* BEGIN *

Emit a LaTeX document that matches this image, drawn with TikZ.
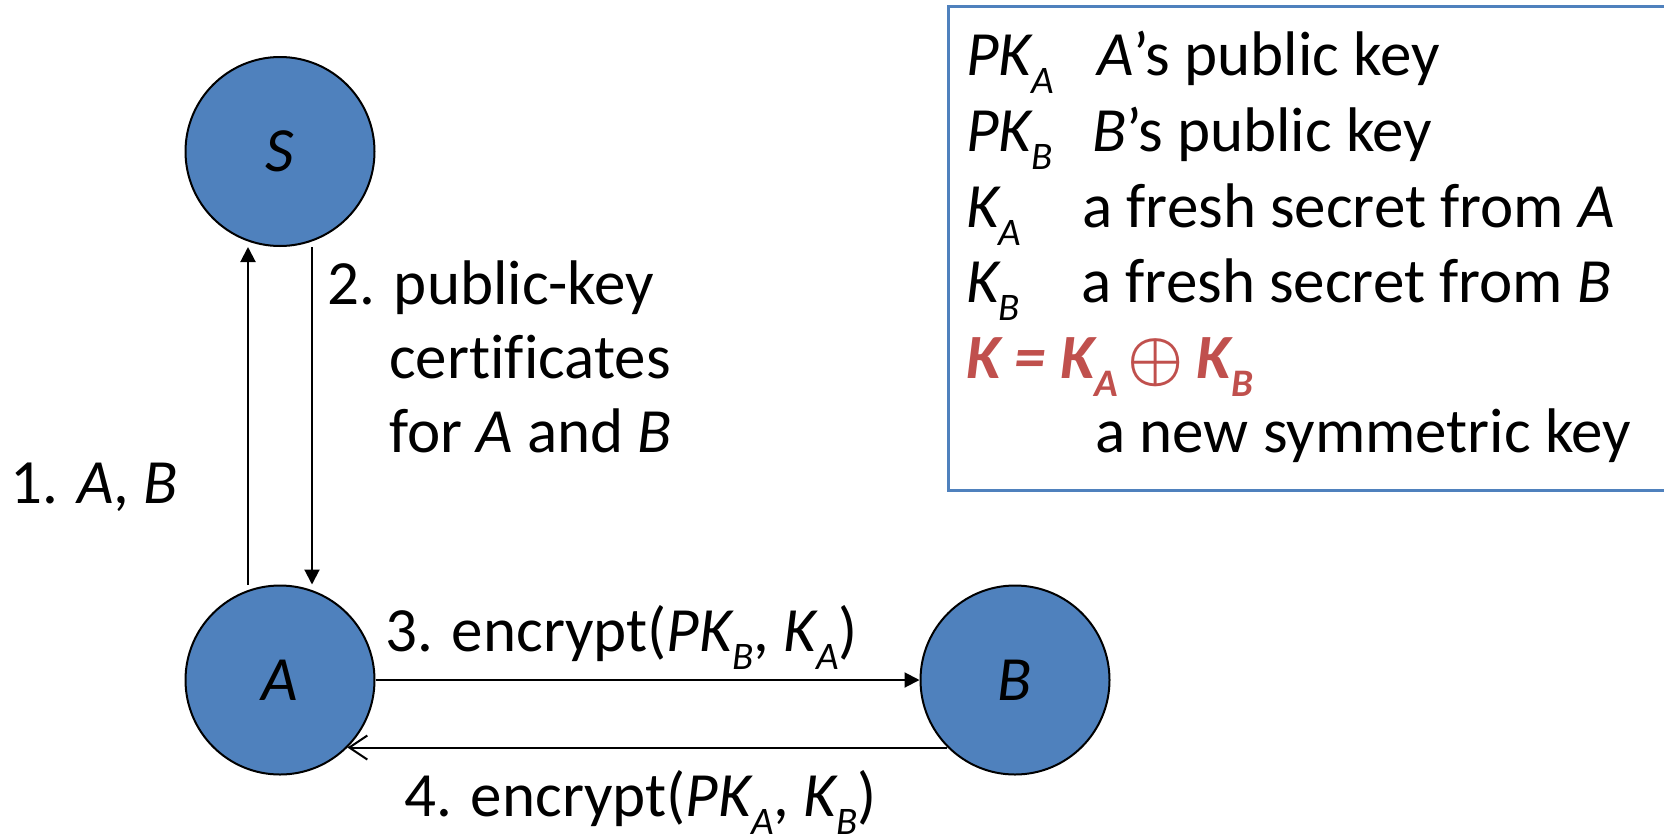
\documentclass[tikz,border=0pt]{standalone}
\usepackage{fontspec}
\usepackage{graphicx}
\setmainfont{Carlito}[Ligatures=NoCommon]
\usetikzlibrary{arrows.meta}
\definecolor{nodeblue}{HTML}{4F81BD}
\definecolor{keyred}{HTML}{C0504D}
% lowered, smaller index letter
\newcommand{\idx}[1]{\raisebox{-0.3em}{\fontsize{39}{39}\selectfont #1}}
% exclusive-or sign
\newcommand{\xorsign}{\scalebox{6.3}{\fontsize{10}{12}\selectfont\boldmath$\oplus$}}
\begin{document}
\begin{tikzpicture}[
  x=1pt, y=-1pt,
  every node/.style={font=\fontsize{63}{76}\selectfont, inner sep=0pt},
  party/.style={circle, draw=black, line width=2pt, fill=nodeblue,
                minimum size=189pt, font=\fontsize{63}{76}\selectfont\itshape},
  txt/.style={anchor=base west},
  msg/.style={line width=2pt, -{Triangle[length=15pt,width=15pt]}},
  reply/.style={line width=2pt, -{Straight Barb[length=18pt,width=24pt,line width=2pt]}},
  legendbox/.style={draw=nodeblue, line width=2.5pt, minimum width=760pt,
                    minimum height=484pt, anchor=north west}
]
\clip (0,0) rectangle (1664,833);

% parties
\node[party] (S) at (280,151.5) {S};
\node[party] (A) at (280,680) {A};
\node[party] (B) at (1015,680) {B};

% protocol messages
\draw[msg] ([xshift=-32pt]A.north) -- ([xshift=-32pt]S.south);
\draw[msg] ([xshift=32pt]S.south) -- ([xshift=32pt]A.north);
\draw[msg] (A.east) -- (B.west);
\draw[reply] (B.225) -- (A.-45);

% message labels
\node[txt] (m1) at (10,503) {1. \textit{A}, \textit{B}};
\node[txt] (m2a) at (327,304) {2. public-key};
\node[txt] (m2b) at (327,378) {\hphantom{2.\ }certificates};
\node[txt] (m2c) at (327,452) {\hphantom{2.\ }for \textit{A} and \textit{B}};
\node[txt] (m3) at (385,651) {3. encrypt(\textit{PK\idx{B}}, \textit{K\idx{A}})};
\node[txt] (m4) at (404,816) {4. encrypt(\textit{PK\idx{A}}, \textit{K\idx{B}})};

% legend
\node[legendbox] (legend) at (947,5) {};
\node[txt] (k1) at (966,75) {\textit{PK\idx{A}}};
\node[txt] (d1) at (1097,75) {\textit{A}’s public key};
\node[txt] (k2) at (966,151) {\textit{PK\idx{B}}};
\node[txt] (d2) at (1092,151) {\textit{B}’s public key};
\node[txt] (k3) at (966,227) {\textit{K\idx{A}}};
\node[txt] (d3) at (1082,227) {a fresh secret from \textit{A}};
\node[txt] (k4) at (966,302) {\textit{K\idx{B}}};
\node[txt] (d4) at (1081,302) {a fresh secret from \textit{B}};
\node[txt, text=keyred] (k5) at (966,378)
  {\bfseries\itshape K = K\idx{A}\hspace{9pt}\xorsign\hspace{13pt}K\idx{B}};
\node[txt] (d5) at (1095,452) {a new symmetric key};
\end{tikzpicture}
\end{document}
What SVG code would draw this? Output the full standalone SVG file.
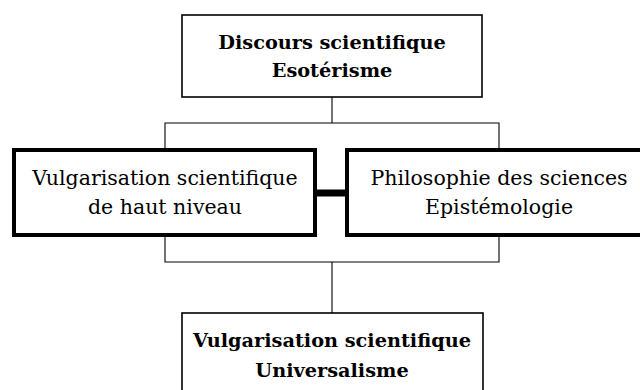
<svg xmlns="http://www.w3.org/2000/svg" width="640" height="390" viewBox="0 0 640 390">
<style>
.box{fill:#fff;stroke:#000}
.thin{stroke-width:1.6}
.thick{stroke-width:4}
.conn{fill:none;stroke:#000;stroke-width:1.1}
text{font-family:"DejaVu Serif",serif;font-size:20.5px;text-anchor:middle;fill:#000}
.b{font-weight:bold;font-size:19.3px}
</style>
<rect width="640" height="390" fill="#fff"/>
<g id="connectors">
<path class="conn" d="M332 97V123M165 150V123H499V150"/>
<path class="conn" d="M165 235V262H499V235M332 262V313"/>
<line x1="315" y1="193" x2="347" y2="193" stroke="#000" stroke-width="7"/>
</g>
<g id="top">
<rect class="box thin" x="182" y="15" width="300" height="82"/>
<text class="b" x="332" y="49">Discours scientifique</text>
<text class="b" x="332" y="77">Esotérisme</text>
</g>
<g id="left">
<rect class="box thick" x="14" y="150" width="301" height="85"/>
<text x="165" y="185">Vulgarisation scientifique</text>
<text x="165" y="214">de haut niveau</text>
</g>
<g id="right">
<rect class="box thick" x="347" y="150" width="301" height="85"/>
<text x="499" y="185">Philosophie des sciences</text>
<text x="499" y="214">Epistémologie</text>
</g>
<g id="bottom">
<rect class="box thin" x="182" y="313" width="301" height="90"/>
<text class="b" x="332" y="347">Vulgarisation scientifique</text>
<text class="b" x="332" y="377">Universalisme</text>
</g>
</svg>
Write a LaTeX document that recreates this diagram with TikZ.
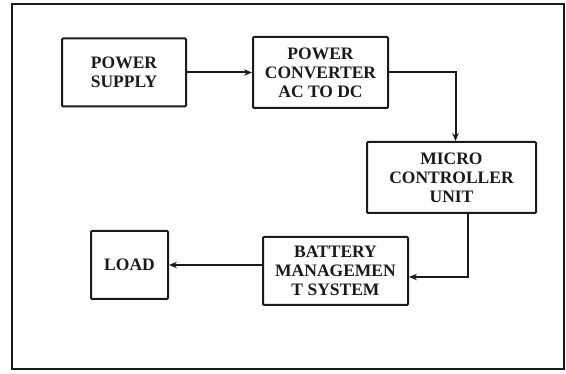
\documentclass[tikz,border=0pt]{standalone}
\usepackage{fontspec}
\setmainfont{Liberation Serif}
\usetikzlibrary{positioning, arrows.meta}
\definecolor{ink}{HTML}{1A1A1A}

\begin{document}
\begin{tikzpicture}[
  x=1pt, y=-1pt,
  every node/.style={font=\rmfamily\bfseries\fontsize{17.5}{19}\selectfont, text=ink},
  block/.style={
    draw=ink, line width=2pt, rounded corners=1pt,
    inner sep=0pt, align=center
  },
  arrow/.style={-{Stealth[length=8pt, width=6.5pt]}, draw=ink, line width=2pt}
]
  \useasboundingbox (0,0) rectangle (566,374);
  \draw[ink, line width=2pt] (12,4) rectangle (564,369);

  \node[block, minimum width=124pt, minimum height=68pt] (ps) at (124,72.5) {POWER\\SUPPLY};
  \node[block, minimum width=135pt, minimum height=71pt, right=65pt of ps] (conv) {POWER\\CONVERTER\\AC TO DC};
  \node[block, minimum width=169pt, minimum height=71pt] (mcu) at (451.5,177.5) {MICRO\\CONTROLLER\\UNIT};
  \node[block, minimum width=145pt, minimum height=68pt] (bms) at (335.5,271) {BATTERY\\MANAGEMEN\\T SYSTEM};
  \node[block, minimum width=77pt, minimum height=68pt] (load) at (129.5,265) {LOAD};

  \draw[arrow] (ps) -- (conv);
  \draw[arrow] (conv.east) -| ([xshift=4pt]mcu.north);
  \draw[arrow] ([xshift=16.5pt]mcu.south) |- ([yshift=-6pt]bms.east);
  \draw[arrow] (load.east -| bms.west) -- (load.east);
\end{tikzpicture}
\end{document}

* END *

Restate every record exactly, please; do not copy the pictures.

Emit a LaTeX document that matches this image, drawn with TikZ.
\documentclass[tikz,border=0pt]{standalone}
\usepackage{fontspec}
\usepackage{graphicx}
\setmainfont{Carlito}[Ligatures=NoCommon]
\usetikzlibrary{arrows.meta}
\definecolor{nodeblue}{HTML}{4F81BD}
\definecolor{keyred}{HTML}{C0504D}
% lowered, smaller index letter
\newcommand{\idx}[1]{\raisebox{-0.3em}{\fontsize{39}{39}\selectfont #1}}
% exclusive-or sign
\newcommand{\xorsign}{\scalebox{6.3}{\fontsize{10}{12}\selectfont\boldmath$\oplus$}}
\begin{document}
\begin{tikzpicture}[
  x=1pt, y=-1pt,
  every node/.style={font=\fontsize{63}{76}\selectfont, inner sep=0pt},
  party/.style={circle, draw=black, line width=2pt, fill=nodeblue,
                minimum size=189pt, font=\fontsize{63}{76}\selectfont\itshape},
  txt/.style={anchor=base west},
  msg/.style={line width=2pt, -{Triangle[length=15pt,width=15pt]}},
  reply/.style={line width=2pt, -{Straight Barb[length=18pt,width=24pt,line width=2pt]}},
  legendbox/.style={draw=nodeblue, line width=2.5pt, minimum width=760pt,
                    minimum height=484pt, anchor=north west}
]
\clip (0,0) rectangle (1664,833);

% parties
\node[party] (S) at (280,151.5) {S};
\node[party] (A) at (280,680) {A};
\node[party] (B) at (1015,680) {B};

% protocol messages
\draw[msg] ([xshift=-32pt]A.north) -- ([xshift=-32pt]S.south);
\draw[msg] ([xshift=32pt]S.south) -- ([xshift=32pt]A.north);
\draw[msg] (A.east) -- (B.west);
\draw[reply] (B.225) -- (A.-45);

% message labels
\node[txt] (m1) at (10,503) {1. \textit{A}, \textit{B}};
\node[txt] (m2a) at (327,304) {2. public-key};
\node[txt] (m2b) at (327,378) {\hphantom{2.\ }certificates};
\node[txt] (m2c) at (327,452) {\hphantom{2.\ }for \textit{A} and \textit{B}};
\node[txt] (m3) at (385,651) {3. encrypt(\textit{PK\idx{B}}, \textit{K\idx{A}})};
\node[txt] (m4) at (404,816) {4. encrypt(\textit{PK\idx{A}}, \textit{K\idx{B}})};

% legend
\node[legendbox] (legend) at (947,5) {};
\node[txt] (k1) at (966,75) {\textit{PK\idx{A}}};
\node[txt] (d1) at (1097,75) {\textit{A}’s public key};
\node[txt] (k2) at (966,151) {\textit{PK\idx{B}}};
\node[txt] (d2) at (1092,151) {\textit{B}’s public key};
\node[txt] (k3) at (966,227) {\textit{K\idx{A}}};
\node[txt] (d3) at (1082,227) {a fresh secret from \textit{A}};
\node[txt] (k4) at (966,302) {\textit{K\idx{B}}};
\node[txt] (d4) at (1081,302) {a fresh secret from \textit{B}};
\node[txt, text=keyred] (k5) at (966,378)
  {\bfseries\itshape K = K\idx{A}\hspace{9pt}\xorsign\hspace{13pt}K\idx{B}};
\node[txt] (d5) at (1095,452) {a new symmetric key};
\end{tikzpicture}
\end{document}
What SVG code would draw this? Output the full standalone SVG file.
<svg xmlns="http://www.w3.org/2000/svg" width="640" height="390" viewBox="0 0 640 390">
<style>
.box{fill:#fff;stroke:#000}
.thin{stroke-width:1.6}
.thick{stroke-width:4}
.conn{fill:none;stroke:#000;stroke-width:1.1}
text{font-family:"DejaVu Serif",serif;font-size:20.5px;text-anchor:middle;fill:#000}
.b{font-weight:bold;font-size:19.3px}
</style>
<rect width="640" height="390" fill="#fff"/>
<g id="connectors">
<path class="conn" d="M332 97V123M165 150V123H499V150"/>
<path class="conn" d="M165 235V262H499V235M332 262V313"/>
<line x1="315" y1="193" x2="347" y2="193" stroke="#000" stroke-width="7"/>
</g>
<g id="top">
<rect class="box thin" x="182" y="15" width="300" height="82"/>
<text class="b" x="332" y="49">Discours scientifique</text>
<text class="b" x="332" y="77">Esotérisme</text>
</g>
<g id="left">
<rect class="box thick" x="14" y="150" width="301" height="85"/>
<text x="165" y="185">Vulgarisation scientifique</text>
<text x="165" y="214">de haut niveau</text>
</g>
<g id="right">
<rect class="box thick" x="347" y="150" width="301" height="85"/>
<text x="499" y="185">Philosophie des sciences</text>
<text x="499" y="214">Epistémologie</text>
</g>
<g id="bottom">
<rect class="box thin" x="182" y="313" width="301" height="90"/>
<text class="b" x="332" y="347">Vulgarisation scientifique</text>
<text class="b" x="332" y="377">Universalisme</text>
</g>
</svg>
Write a LaTeX document that recreates this diagram with TikZ.
\documentclass[tikz,border=0pt]{standalone}
\usepackage{fontspec}
\setmainfont{Liberation Serif}
\usetikzlibrary{positioning, arrows.meta}
\definecolor{ink}{HTML}{1A1A1A}

\begin{document}
\begin{tikzpicture}[
  x=1pt, y=-1pt,
  every node/.style={font=\rmfamily\bfseries\fontsize{17.5}{19}\selectfont, text=ink},
  block/.style={
    draw=ink, line width=2pt, rounded corners=1pt,
    inner sep=0pt, align=center
  },
  arrow/.style={-{Stealth[length=8pt, width=6.5pt]}, draw=ink, line width=2pt}
]
  \useasboundingbox (0,0) rectangle (566,374);
  \draw[ink, line width=2pt] (12,4) rectangle (564,369);

  \node[block, minimum width=124pt, minimum height=68pt] (ps) at (124,72.5) {POWER\\SUPPLY};
  \node[block, minimum width=135pt, minimum height=71pt, right=65pt of ps] (conv) {POWER\\CONVERTER\\AC TO DC};
  \node[block, minimum width=169pt, minimum height=71pt] (mcu) at (451.5,177.5) {MICRO\\CONTROLLER\\UNIT};
  \node[block, minimum width=145pt, minimum height=68pt] (bms) at (335.5,271) {BATTERY\\MANAGEMEN\\T SYSTEM};
  \node[block, minimum width=77pt, minimum height=68pt] (load) at (129.5,265) {LOAD};

  \draw[arrow] (ps) -- (conv);
  \draw[arrow] (conv.east) -| ([xshift=4pt]mcu.north);
  \draw[arrow] ([xshift=16.5pt]mcu.south) |- ([yshift=-6pt]bms.east);
  \draw[arrow] (load.east -| bms.west) -- (load.east);
\end{tikzpicture}
\end{document}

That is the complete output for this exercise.